### Your task
Only the lines from the start of the data through the line containing "7.70, 7.63, 7.59]" should be written out, exactly as they are, with both ends included and the pictures left out.

### Records to use
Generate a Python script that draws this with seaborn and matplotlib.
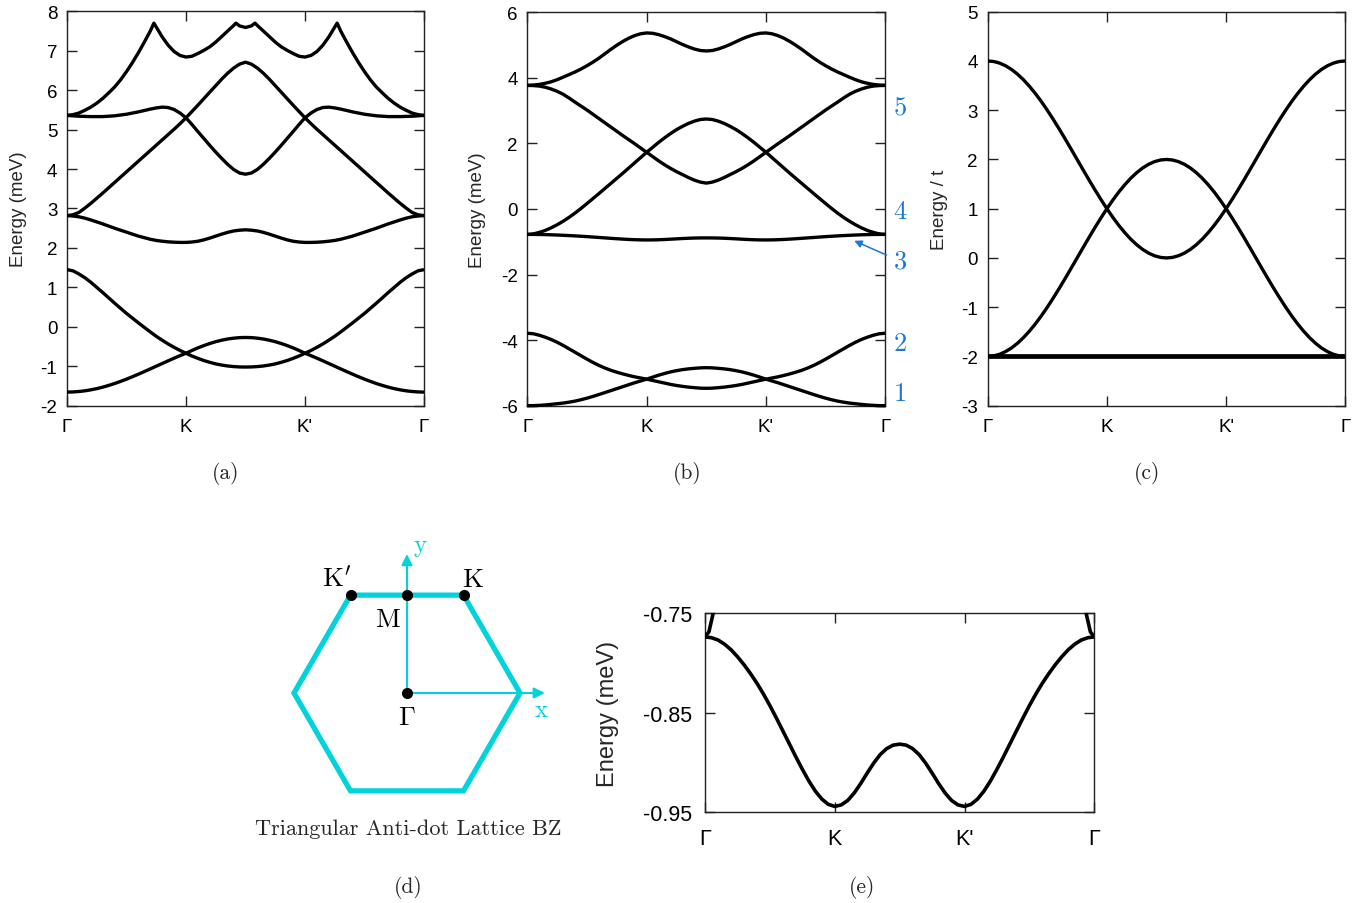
import numpy as np
import pandas as pd
import matplotlib
matplotlib.use("Agg")
import matplotlib.pyplot as plt
import seaborn as sns

# ---------------- data ----------------
# Band values read along the half path Γ -> K -> M (path coordinate 0 .. 1.5);
# the plotted path Γ -> K -> K' -> Γ is mirror symmetric about M (1.5).
K_TICKS = [0, 1, 2, 3]
K_LABELS = ["Γ", "K", "K'", "Γ"]
XH = [round(0.05 * i, 2) for i in range(31)]          # 0, 0.05, ..., 1.5

# panel (a) (meV)
A1 = [-1.655, -1.651, -1.640, -1.623, -1.598, -1.567, -1.530, -1.486, -1.438, -1.384, -1.327, -1.265, -1.201,
      -1.135, -1.067, -0.998, -0.930, -0.862, -0.795, -0.731, -0.670, -0.600, -0.534, -0.476, -0.423, -0.377,
      -0.339, -0.309, -0.288, -0.274, -0.270]
A2 = [1.45, 1.42, 1.34, 1.245, 1.13, 1.00, 0.87, 0.735, 0.60, 0.47, 0.34, 0.22, 0.10, -0.015, -0.13, -0.24,
      -0.34, -0.435, -0.52, -0.60, -0.67, -0.74, -0.80, -0.855, -0.90, -0.94, -0.97, -0.993, -1.008, -1.017, -1.02]
A3 = [2.82, 2.81, 2.79, 2.755, 2.71, 2.66, 2.61, 2.555, 2.50, 2.45, 2.40, 2.35, 2.30, 2.26, 2.22, 2.19, 2.17,
      2.155, 2.145, 2.14, 2.14, 2.15, 2.17, 2.205, 2.25, 2.30, 2.35, 2.395, 2.43, 2.45, 2.46]
A4 = [2.82, 2.84, 2.90, 3.01, 3.13, 3.26, 3.39, 3.525, 3.66, 3.795, 3.93, 4.065, 4.20, 4.335, 4.47, 4.605, 4.74,
      4.875, 5.01, 5.15, 5.30, 5.46, 5.62, 5.785, 5.95, 6.115, 6.28, 6.43, 6.56, 6.66, 6.71]
A5 = [5.36, 5.35, 5.34, 5.335, 5.33, 5.33, 5.33, 5.34, 5.35, 5.37, 5.39, 5.42, 5.45, 5.485, 5.52, 5.55, 5.57,
      5.56, 5.51, 5.42, 5.30, 5.13, 4.95, 4.775, 4.60, 4.43, 4.27, 4.12, 3.99, 3.90, 3.87]
A6_XH = [0.0, 0.05, 0.1, 0.15, 0.2, 0.25, 0.3, 0.35, 0.4, 0.45, 0.5, 0.55, 0.6, 0.65, 0.7, 0.73, 0.75, 0.8, 0.85,
         0.9, 0.95, 1.0, 1.05, 1.1, 1.15, 1.2, 1.25, 1.3, 1.35, 1.4, 1.42, 1.45, 1.5]
A6 = [5.36, 5.38, 5.42, 5.49, 5.57, 5.67, 5.79, 5.93, 6.08, 6.26, 6.47, 6.70, 6.95, 7.22, 7.50, 7.70, 7.60, 7.35,
      7.14, 6.98, 6.88, 6.84, 6.86, 6.93, 7.01, 7.10, 7.22, 7.36, 7.50, 7.64, 7.70, 7.63, 7.59]

# panel (b) (meV)
B1 = [-6.00, -5.998, -5.99, -5.977, -5.96, -5.94, -5.92, -5.892, -5.86, -5.818, -5.77, -5.717, -5.66, -5.60,
      -5.54, -5.48, -5.42, -5.36, -5.30, -5.245, -5.19, -5.13, -5.07, -5.017, -4.97, -4.932, -4.90, -4.877, -4.86,
      -4.846, -4.84]
B2 = [-3.79, -3.805, -3.85, -3.91, -3.98, -4.065, -4.16, -4.265, -4.37, -4.475, -4.58, -4.68, -4.77, -4.85, -4.92,
      -4.978, -5.03, -5.077, -5.12, -5.155, -5.19, -5.23, -5.27, -5.31, -5.35, -5.383, -5.41, -5.433, -5.45, -5.465,
      -5.47]
B3 = [-0.7740, -0.7748, -0.7771, -0.7812, -0.7868, -0.7938, -0.8018, -0.8107, -0.8204, -0.8312, -0.8429, -0.8554,
      -0.8683, -0.8813, -0.8943, -0.9068, -0.9185, -0.9287, -0.9367, -0.9420, -0.9441, -0.9426, -0.9381, -0.9306,
      -0.9211, -0.9106, -0.9006, -0.8921, -0.8861, -0.8826, -0.8816]
B4_XH = [0.0, 0.03, 0.06, 0.1, 0.15, 0.2, 0.25, 0.3, 0.35, 0.4, 0.45, 0.5, 0.55, 0.6, 0.65, 0.7, 0.75, 0.8, 0.85,
         0.9, 0.95, 1.0, 1.05, 1.1, 1.15, 1.2, 1.25, 1.3, 1.35, 1.4, 1.45, 1.5]
B4 = [-0.774, -0.769, -0.752, -0.714, -0.654, -0.574, -0.481, -0.374, -0.255, -0.124, 0.017, 0.166, 0.318, 0.47,
      0.625, 0.78, 0.935, 1.09, 1.25, 1.41, 1.57, 1.73, 1.88, 2.03, 2.17, 2.30, 2.42, 2.52, 2.61, 2.68, 2.73, 2.745]
B5 = [3.77, 3.765, 3.75, 3.715, 3.66, 3.59, 3.50, 3.385, 3.26, 3.14, 3.02, 2.89, 2.76, 2.63, 2.50, 2.37, 2.24,
      2.115, 1.99, 1.86, 1.73, 1.60, 1.47, 1.35, 1.24, 1.14, 1.05, 0.96, 0.88, 0.82, 0.79]
B6 = [3.77, 3.78, 3.80, 3.835, 3.88, 3.945, 4.02, 4.10, 4.18, 4.27, 4.37, 4.48, 4.60, 4.735, 4.87, 4.995, 5.11,
      5.21, 5.29, 5.345, 5.37, 5.36, 5.32, 5.26, 5.19, 5.105, 5.02, 4.945, 4.88, 4.835, 4.82]
B_LABELS = ["1", "2", "3", "4", "5"]
B_LABEL_E = [-5.61, -4.08, -1.59, -0.06, 3.08]

# panel (c) (units of t)
C1 = [4.000, 3.989, 3.956, 3.902, 3.827, 3.732, 3.618, 3.486, 3.338, 3.176, 3.000, 2.813, 2.618, 2.416, 2.209,
      2.000, 1.791, 1.584, 1.382, 1.187, 1.000, 0.824, 0.661, 0.514, 0.382, 0.268, 0.173, 0.098, 0.044, 0.011, 0.000]
C2 = [-2.000, -1.989, -1.956, -1.902, -1.827, -1.732, -1.618, -1.486, -1.338, -1.176, -1.000, -0.813, -0.618,
      -0.416, -0.209, 0.000, 0.209, 0.416, 0.618, 0.813, 1.000, 1.176, 1.339, 1.486, 1.618, 1.732, 1.827, 1.902,
      1.956, 1.989, 2.000]
C3 = [-2.0] * 31

# panel (d) Brillouin zone
BZ_X = [0.0, -0.5, -1.0, -0.5, 0.5, 1.0, 0.5, 0.0]
BZ_Y = [0.866, 0.866, 0.0, -0.866, -0.866, 0.0, 0.866, 0.866]
PT_NAMES = ["K'", "M", "K", "Γ"]
PT_X = [-0.5, 0.0, 0.5, 0.0]
PT_Y = [0.866, 0.866, 0.866, 0.0]


def full_x(xh):
    return list(xh) + [round(3.0 - v, 3) for v in reversed(xh[:-1])]


def full_y(yh):
    return list(yh) + list(reversed(yh[:-1]))


# ---------------- style ----------------
sns.set_theme(style="ticks")
plt.rcParams["font.family"] = ["Liberation Sans", "DejaVu Sans"]
plt.rcParams["mathtext.fontset"] = "cm"
plt.rcParams["axes.unicode_minus"] = False

W, H = 1365, 904
fig = plt.figure(figsize=(W / 100, H / 100), dpi=100)
BLUE = "#1a78d6"
CYAN = "#00d3dc"
SERIF = "cmr10"
LW = 2.4


def px_axes(l, t, r, b):
    return fig.add_axes([l / W, 1 - b / H, (r - l) / W, (b - t) / H])


def fx(x):
    return x / W


def fy(y):
    return 1 - y / H


def bands_df(xs_list, ys_list):
    frames = [pd.DataFrame({"k": full_x(xs), "E": full_y(ys), "band": i})
              for i, (xs, ys) in enumerate(zip(xs_list, ys_list))]
    return pd.concat(frames, ignore_index=True)


def draw_bands(ax, xs_list, ys_list, lw=LW, clip=True):
    n0 = len(ax.lines)
    sns.lineplot(data=bands_df(xs_list, ys_list), x="k", y="E", units="band", estimator=None,
                 sort=False, color="black", linewidth=lw, ax=ax, legend=False)
    for ln in ax.lines[n0:]:
        ln.set_clip_on(clip)
        ln.set_solid_capstyle("butt")
        ln.set_solid_joinstyle("round")


def style_axes(ax, ylim, yticks, yticklabels, ylabel, label_x, fs=13.5, lfs=13.5, xpad=9, ypad=7):
    ax.set_xlim(0, 3)
    ax.set_ylim(*ylim)
    ax.set_xticks(K_TICKS)
    ax.set_xticklabels(K_LABELS)
    ax.set_yticks(yticks)
    ax.set_yticklabels(yticklabels)
    ax.tick_params(direction="in", top=True, right=True, length=7, width=1.0,
                   color="#222222", labelcolor="black", labelsize=fs)
    ax.tick_params(axis="x", pad=xpad)
    ax.tick_params(axis="y", pad=ypad)
    ax.set_xlabel("")
    ax.set_ylabel(ylabel, fontsize=lfs, va="center")
    ax.yaxis.set_label_coords(label_x, 0.5)
    for s in ax.spines.values():
        s.set_linewidth(1.0)
        s.set_color("#222222")
        s.set_zorder(1)


# ---------------- (a) ----------------
axa = px_axes(67, 12.3, 424, 406.7)
draw_bands(axa, [XH, XH, XH, XH, XH, A6_XH], [A1, A2, A3, A4, A5, A6])
style_axes(axa, (-2, 8), list(range(-2, 9)), [str(v) for v in range(-2, 9)], "Energy (meV)", -0.137)

# ---------------- (b) ----------------
axb = px_axes(527.3, 13.3, 885.3, 406.7)
draw_bands(axb, [XH, XH, XH, B4_XH, XH, XH], [B1, B2, B3, B4, B5, B6], clip=False)
style_axes(axb, (-6, 6), list(range(-6, 7, 2)), [str(v) for v in range(-6, 7, 2)], "Energy (meV)", -0.138)
for lab, e in zip(B_LABELS, B_LABEL_E):
    if lab == "3":
        axb.annotate(lab, xy=(2.74, -0.97), xytext=(3.125, e), textcoords="data",
                     color=BLUE, fontsize=19, family=SERIF, ha="center", va="center",
                     annotation_clip=False,
                     arrowprops=dict(arrowstyle="-|>", color=BLUE, lw=1.1, mutation_scale=11,
                                     shrinkA=3, shrinkB=0))
    else:
        axb.text(3.125, e, lab, color=BLUE, fontsize=19, family=SERIF, ha="center", va="center",
                 clip_on=False)

# ---------------- (c) ----------------
axc = px_axes(987.7, 12.7, 1345.3, 406.7)
draw_bands(axc, [XH, XH], [C1, C2])
draw_bands(axc, [XH], [C3], lw=3.4)
style_axes(axc, (-3, 5), list(range(-3, 6)), [str(v) for v in range(-3, 6)], "Energy / t", -0.136)

# ---------------- (e) ----------------
axe = px_axes(705, 614, 1094.3, 813.3)
draw_bands(axe, [XH, B4_XH], [B3, B4], lw=2.6)
style_axes(axe, (-0.95, -0.75), [-0.95, -0.85, -0.75], ["-0.95", "-0.85", "-0.75"], "Energy (meV)", -0.249,
           fs=15.5, lfs=17, xpad=11, ypad=9)

# ---------------- (d) ----------------
R = 113.0
axd = px_axes(250, 520, 580, 810)
sns.lineplot(x=BZ_X, y=BZ_Y, sort=False, estimator=None, errorbar=None, color=CYAN, linewidth=3.8,
             ax=axd, legend=False)
axd.lines[-1].set_solid_joinstyle("miter")
axd.annotate("", xy=(1.22, 0), xytext=(0, 0),
             arrowprops=dict(arrowstyle="-|>", color=CYAN, lw=1.5, mutation_scale=16, shrinkA=0, shrinkB=0))
axd.annotate("", xy=(0, 1.23), xytext=(0, 0),
             arrowprops=dict(arrowstyle="-|>", color=CYAN, lw=1.5, mutation_scale=16, shrinkA=0, shrinkB=0))
sns.scatterplot(x=PT_X, y=PT_Y, color="black", s=64, edgecolor="black", linewidth=0, ax=axd, zorder=5,
                legend=False)
axd.set_xlim(-(407 - 250) / R, (580 - 407) / R)
axd.set_ylim(-(810 - 694) / R, (694 - 520) / R)
axd.axis("off")
label_pos = {"K'": (-0.622, 1.009), "M": (-0.168, 0.655), "K": (0.587, 1.009), "Γ": (0.0, -0.212)}
label_txt = {"K'": r"$\mathrm{K}'$", "M": r"$\mathrm{M}$", "K": r"$\mathrm{K}$", "Γ": r"$\Gamma$"}
for name in PT_NAMES:
    x, y = label_pos[name]
    axd.text(x, y, label_txt[name], fontsize=19.5, ha="center", va="center", color="black")
axd.text(1.192, -0.142, r"$\mathrm{x}$", fontsize=18, ha="center", va="center", color=CYAN)
axd.text(0.115, 1.30, r"$\mathrm{y}$", fontsize=18, ha="center", va="center", color=CYAN)
fig.text(fx(408), fy(829), "Triangular Anti-dot Lattice BZ", family=SERIF, fontsize=16,
         ha="center", va="center")

# ---------------- panel captions ----------------
for lab, (x, y) in zip(["(a)", "(b)", "(c)", "(d)", "(e)"],
                       [(226, 474), (687, 474), (1147, 474), (408, 888), (862, 888)]):
    fig.text(fx(x), fy(y), lab, family=SERIF, fontsize=15.5, ha="center", va="center")

fig.savefig("out.png", dpi=100, facecolor="white")
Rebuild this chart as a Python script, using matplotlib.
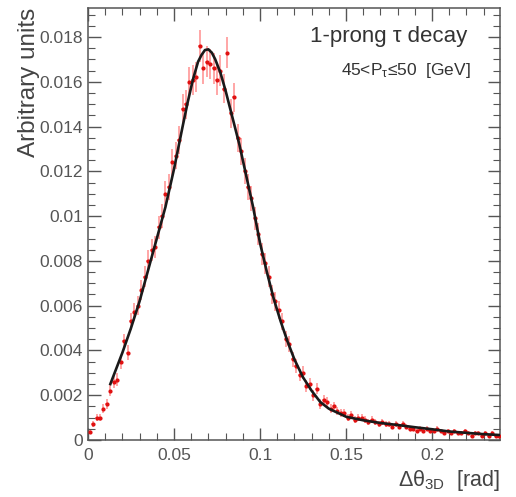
import numpy as np
import matplotlib
matplotlib.use('Agg')
import matplotlib.pyplot as plt
from matplotlib.ticker import MultipleLocator, AutoMinorLocator, FormatStrFormatter

# histogram bins: width 0.002 rad, centres 0.001 ... 0.239
bin_width = 0.002
bin_centers = np.arange(120) * bin_width + bin_width / 2

data_vals = [
    0.00035, 0.0007, 0.0010, 0.0010, 0.0014, 0.0016, 0.0022, 0.0026, 0.0027, 0.0035,
    0.0044, 0.0039, 0.0053, 0.0057, 0.0060, 0.0067, 0.0073, 0.0080, 0.0085, 0.0086,
    0.0095, 0.0100, 0.0110, 0.0113, 0.0124, 0.0127, 0.0134, 0.0148, 0.0150, 0.0160,
    0.0161, 0.0162, 0.0176, 0.0166, 0.0169, 0.0168, 0.0166, 0.0161, 0.0165, 0.0157,
    0.0173, 0.0146, 0.0153, 0.0135, 0.0129, 0.0120, 0.0113, 0.0108, 0.0099, 0.0092,
    0.0083, 0.0079, 0.0073, 0.0065, 0.0062, 0.0058, 0.0053, 0.0045, 0.0043, 0.0036,
    0.0033, 0.0029, 0.0030, 0.0024, 0.0025, 0.0020, 0.0023, 0.0016, 0.0018, 0.0017,
    0.0014, 0.0015, 0.0013, 0.0012, 0.0012, 0.0010, 0.0011, 0.0009, 0.0010, 0.0010,
    0.0009, 0.0008, 0.0009, 0.0008, 0.0007, 0.0008, 0.0007, 0.0007, 0.0006, 0.0007,
    0.0006, 0.0007, 0.0006, 0.0005, 0.0005, 0.0004, 0.0005, 0.0004, 0.0005, 0.0004,
    0.0004, 0.0005, 0.0004, 0.0003, 0.0004, 0.0003, 0.0004, 0.0003, 0.0003, 0.0004,
    0.0003, 0.0002, 0.0003, 0.0003, 0.0002, 0.0003, 0.0002, 0.0003, 0.0002, 0.0002,
]

# fitted function
fit_x = [0.013, 0.015, 0.020, 0.025, 0.030, 0.035, 0.040, 0.045, 0.050, 0.055,
         0.058, 0.061, 0.064, 0.066, 0.068, 0.070, 0.072, 0.074, 0.077, 0.080,
         0.084, 0.088, 0.092, 0.096, 0.100, 0.104, 0.108, 0.112, 0.116, 0.120,
         0.125, 0.130, 0.135, 0.140, 0.145, 0.150, 0.160, 0.170, 0.180, 0.190,
         0.200, 0.210, 0.220, 0.230, 0.240]
fit_y = [0.0025, 0.0029, 0.0039, 0.0050, 0.0062, 0.0076, 0.0090, 0.0104, 0.0121, 0.0140,
         0.0151, 0.0161, 0.0169, 0.0172, 0.01742, 0.01745, 0.0173, 0.0170, 0.0164, 0.0156,
         0.0144, 0.0132, 0.0118, 0.0104, 0.0088, 0.0075, 0.0063, 0.0053, 0.0044, 0.0036,
         0.0028, 0.0022, 0.0017, 0.0014, 0.00122, 0.00104, 0.00088, 0.00076, 0.00067, 0.00057,
         0.00048, 0.00038, 0.00032, 0.00026, 0.00022]

vals = np.array(data_vals)
# statistical (Poisson-like) uncertainty of each bin
yerr = 0.0053 * np.sqrt(vals)

plt.rcParams['font.family'] = ['Liberation Sans', 'DejaVu Sans']
plt.rcParams['mathtext.fontset'] = 'custom'
plt.rcParams['mathtext.rm'] = 'Liberation Sans'
plt.rcParams['mathtext.it'] = 'Liberation Sans'
grey = '#555555'

fig = plt.figure(figsize=(5.16, 4.97), dpi=100)
ax = fig.add_axes([0.1705, 0.1147, 0.7985, 0.8693])

ax.errorbar(bin_centers, vals, xerr=bin_width / 2, yerr=yerr, fmt='none',
            ecolor='#ff3a3a', elinewidth=1.4, alpha=0.45, zorder=2)
ax.plot(bin_centers, vals, 'o', color='#e01010', ms=2.0, zorder=3)
ax.plot(fit_x, fit_y, color='#1a1a1a', lw=1.9, zorder=4)

ax.set_xlim(0, 0.2395)
ax.set_ylim(0, 0.0193)

ax.xaxis.set_major_locator(MultipleLocator(0.05))
ax.xaxis.set_minor_locator(AutoMinorLocator(5))
ax.yaxis.set_major_locator(MultipleLocator(0.002))
ax.yaxis.set_minor_locator(AutoMinorLocator(4))
ax.xaxis.set_major_formatter(FormatStrFormatter('%g'))
ax.yaxis.set_major_formatter(FormatStrFormatter('%g'))

ax.tick_params(which='both', direction='in', top=True, right=True,
               color=grey, labelcolor=grey, labelsize=12.5)
ax.tick_params(which='major', length=9, width=1)
ax.tick_params(which='minor', length=5, width=0.8)
ax.tick_params(axis='x', pad=6)
for s in ax.spines.values():
    s.set_color(grey)
    s.set_linewidth(1.1)

ax.set_ylabel('Arbitrary units', fontsize=17.5, color='#444444', loc='top', labelpad=0)
ax.set_xlabel(r'$\mathregular{\Delta\theta_{3D}}$  [rad]', fontsize=15.5,
              color='#444444', loc='right')
ax.xaxis.set_label_coords(1.0, -0.065)

ax.text(0.92, 0.935, '1-prong τ decay', transform=ax.transAxes,
        ha='right', va='center', fontsize=16, color='#333333')
ax.text(0.93, 0.855, r'45<P$\mathregular{_\tau}$≤50  [GeV]', transform=ax.transAxes,
        ha='right', va='center', fontsize=12.5, color='#333333')

fig.savefig('out.png', dpi=100)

### Output
Generate a Python script that draws this with seaborn and matplotlib.
import numpy as np
import pandas as pd
import matplotlib
matplotlib.use("Agg")
import matplotlib.pyplot as plt
import seaborn as sns

# ---------------- data ----------------
# Band values read along the half path Γ -> K -> M (path coordinate 0 .. 1.5);
# the plotted path Γ -> K -> K' -> Γ is mirror symmetric about M (1.5).
K_TICKS = [0, 1, 2, 3]
K_LABELS = ["Γ", "K", "K'", "Γ"]
XH = [round(0.05 * i, 2) for i in range(31)]          # 0, 0.05, ..., 1.5

# panel (a) (meV)
A1 = [-1.655, -1.651, -1.640, -1.623, -1.598, -1.567, -1.530, -1.486, -1.438, -1.384, -1.327, -1.265, -1.201,
      -1.135, -1.067, -0.998, -0.930, -0.862, -0.795, -0.731, -0.670, -0.600, -0.534, -0.476, -0.423, -0.377,
      -0.339, -0.309, -0.288, -0.274, -0.270]
A2 = [1.45, 1.42, 1.34, 1.245, 1.13, 1.00, 0.87, 0.735, 0.60, 0.47, 0.34, 0.22, 0.10, -0.015, -0.13, -0.24,
      -0.34, -0.435, -0.52, -0.60, -0.67, -0.74, -0.80, -0.855, -0.90, -0.94, -0.97, -0.993, -1.008, -1.017, -1.02]
A3 = [2.82, 2.81, 2.79, 2.755, 2.71, 2.66, 2.61, 2.555, 2.50, 2.45, 2.40, 2.35, 2.30, 2.26, 2.22, 2.19, 2.17,
      2.155, 2.145, 2.14, 2.14, 2.15, 2.17, 2.205, 2.25, 2.30, 2.35, 2.395, 2.43, 2.45, 2.46]
A4 = [2.82, 2.84, 2.90, 3.01, 3.13, 3.26, 3.39, 3.525, 3.66, 3.795, 3.93, 4.065, 4.20, 4.335, 4.47, 4.605, 4.74,
      4.875, 5.01, 5.15, 5.30, 5.46, 5.62, 5.785, 5.95, 6.115, 6.28, 6.43, 6.56, 6.66, 6.71]
A5 = [5.36, 5.35, 5.34, 5.335, 5.33, 5.33, 5.33, 5.34, 5.35, 5.37, 5.39, 5.42, 5.45, 5.485, 5.52, 5.55, 5.57,
      5.56, 5.51, 5.42, 5.30, 5.13, 4.95, 4.775, 4.60, 4.43, 4.27, 4.12, 3.99, 3.90, 3.87]
A6_XH = [0.0, 0.05, 0.1, 0.15, 0.2, 0.25, 0.3, 0.35, 0.4, 0.45, 0.5, 0.55, 0.6, 0.65, 0.7, 0.73, 0.75, 0.8, 0.85,
         0.9, 0.95, 1.0, 1.05, 1.1, 1.15, 1.2, 1.25, 1.3, 1.35, 1.4, 1.42, 1.45, 1.5]
A6 = [5.36, 5.38, 5.42, 5.49, 5.57, 5.67, 5.79, 5.93, 6.08, 6.26, 6.47, 6.70, 6.95, 7.22, 7.50, 7.70, 7.60, 7.35,
      7.14, 6.98, 6.88, 6.84, 6.86, 6.93, 7.01, 7.10, 7.22, 7.36, 7.50, 7.64, 7.70, 7.63, 7.59]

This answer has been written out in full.